Depuis maintenant plusieurs mois, le monde est frappé par la pandémie de Covid-19. Suite aux multiples restrictions gouvernementales (confinements, couvre-feu, etc…) les rues se sont peu à peu vidées. Laissant ainsi les sans domiciles fixes dans une solitude encore plus profonde. Malgré cela, les maraudes ont pu recommencer au fil du temps. « On peut reprendre en toute tranquillité mais il faut veiller à respecter les gestes barrières. Il ne faut pas que la pandémie soit une excuse pour empêcher nos actions. Au contraire, je pense qu’il faut être d’autant plus présent. On a encore plus besoin aujourd’hui ». Afin d’assurer au mieux sa sécurité ainsi que celle des autres, il veille à appliquer correctement les gestes barrières. Il propose des masques aux sans-abris à qui il vient à la rencontre. Il continue de désinfecter ses outils après chaque coupe et n’hésite pas à utiliser du gel hydroalcoolique. Afin d’aider dans l’action, Sidi Bensoula joue de sa popularité sur les réseaux sociaux. À travers ses derniers, il lance des appels aux dons afin de collecter des kits d’hygiène composés principalement des brosses à dents, dentifrices, masques, gel hydro-alcoolique…

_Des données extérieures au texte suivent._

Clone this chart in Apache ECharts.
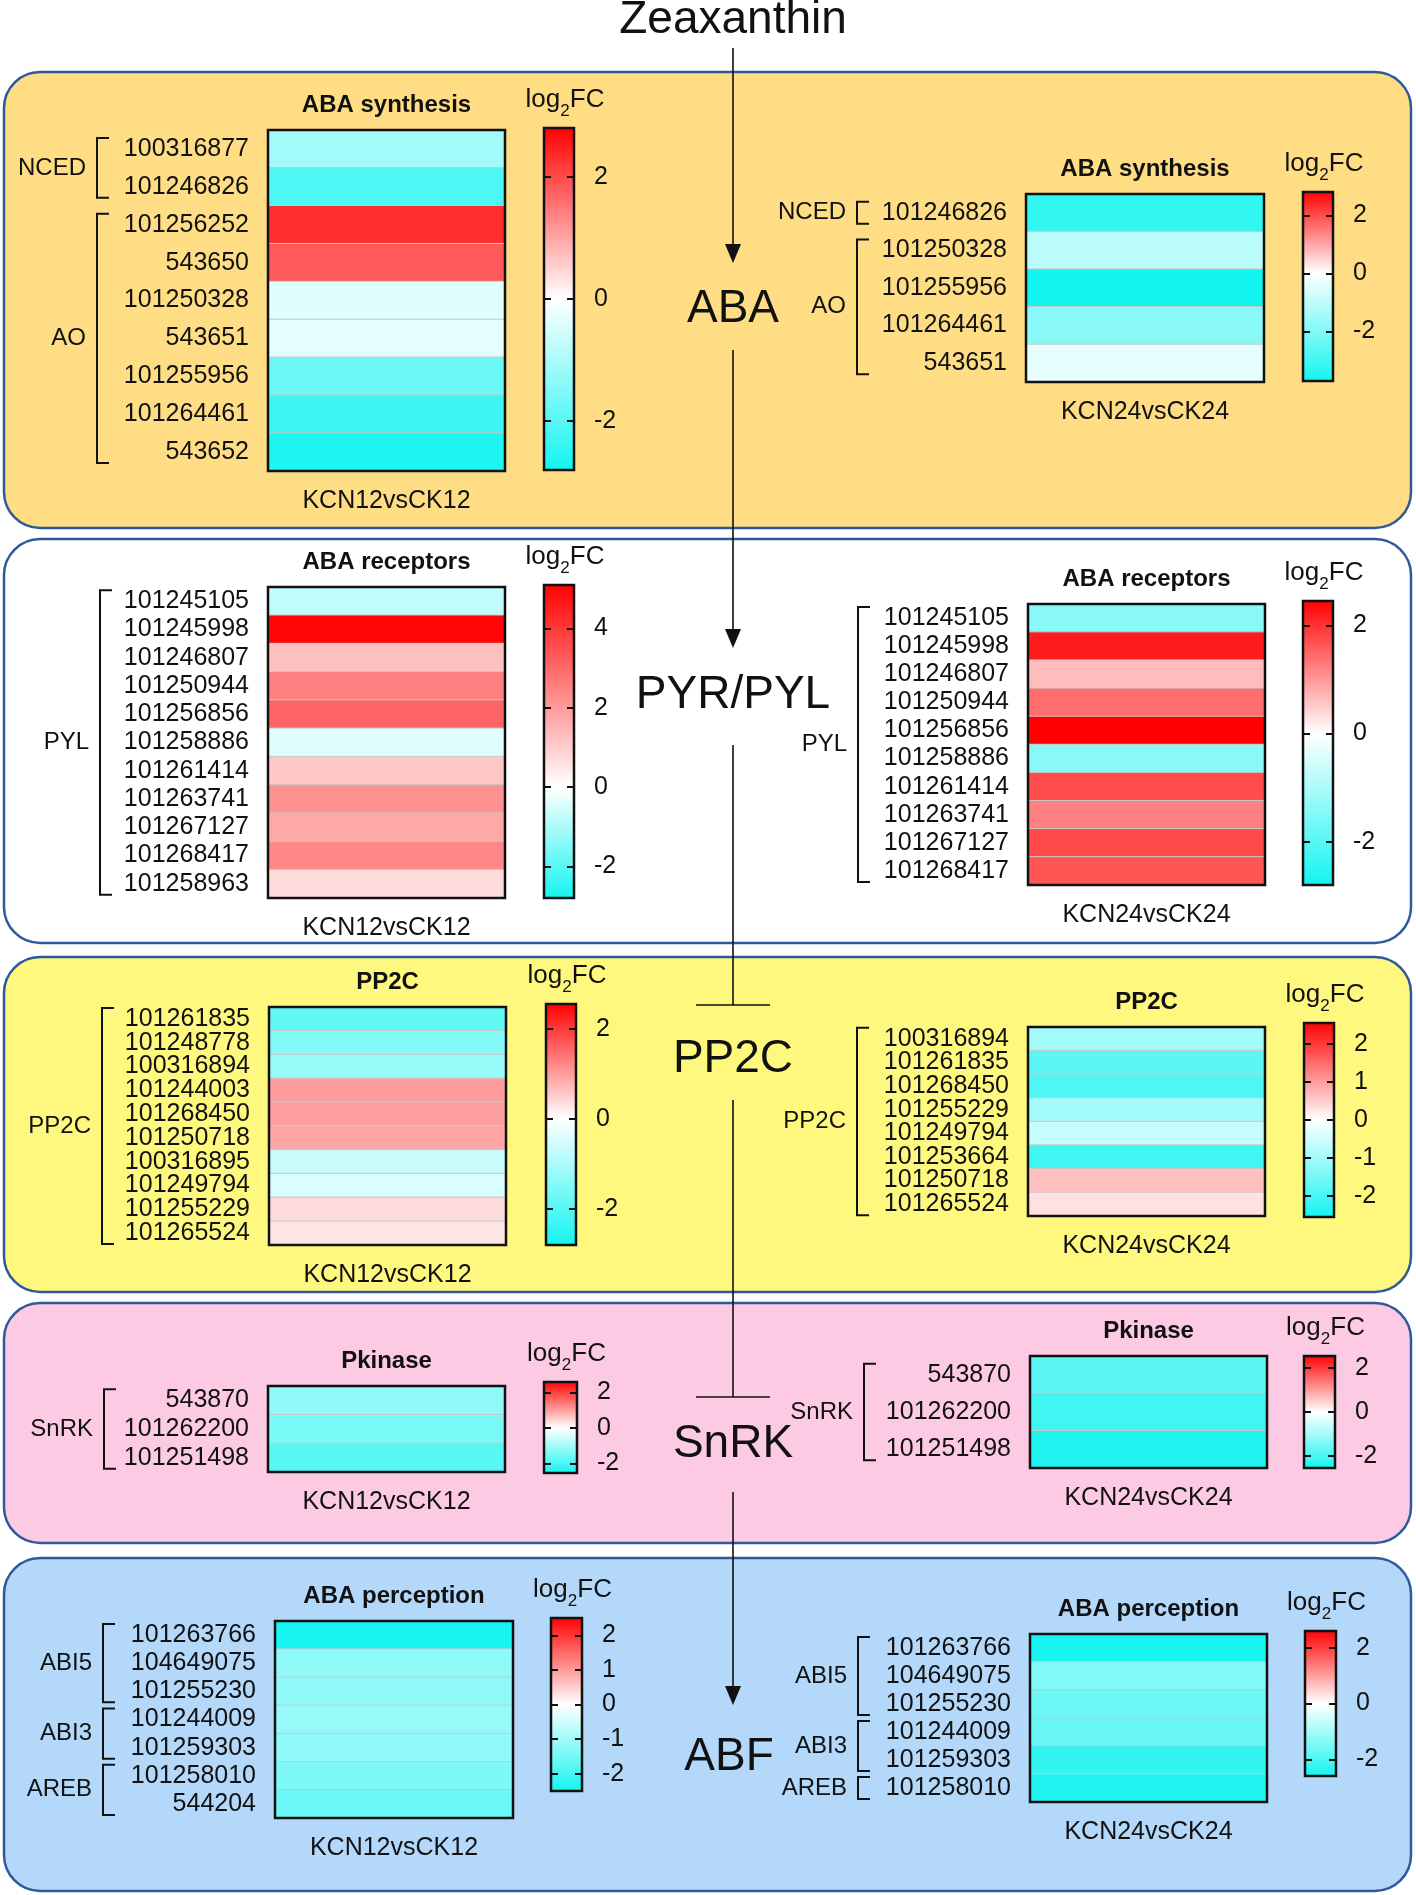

Avec l’aide des réseaux sociaux, le mouvement Coiff in the Street s’est marginalisé ces dernières années. Aussi, des indépendants, tel que Sidi Bensoula se sont joint à la partie. Les actions qu’il réalise prouvent qu’avec un élan de solidarité, l’accomplissement de belles choses ne tient qu’à un fil. Modeste, il nous confie ne pas se sentir comme une personne qui change le monde. « Je suis un petit coiffeur qui coiffe des sans abris de temps en temps. J’essaie de faire un peu de bien autour de moi. Changer le monde, seul le peuple entier peut le faire. Il faut que tout le monde s’y mette pour changer les choses. » À son échelle, il essaie de rendre notre société meilleure.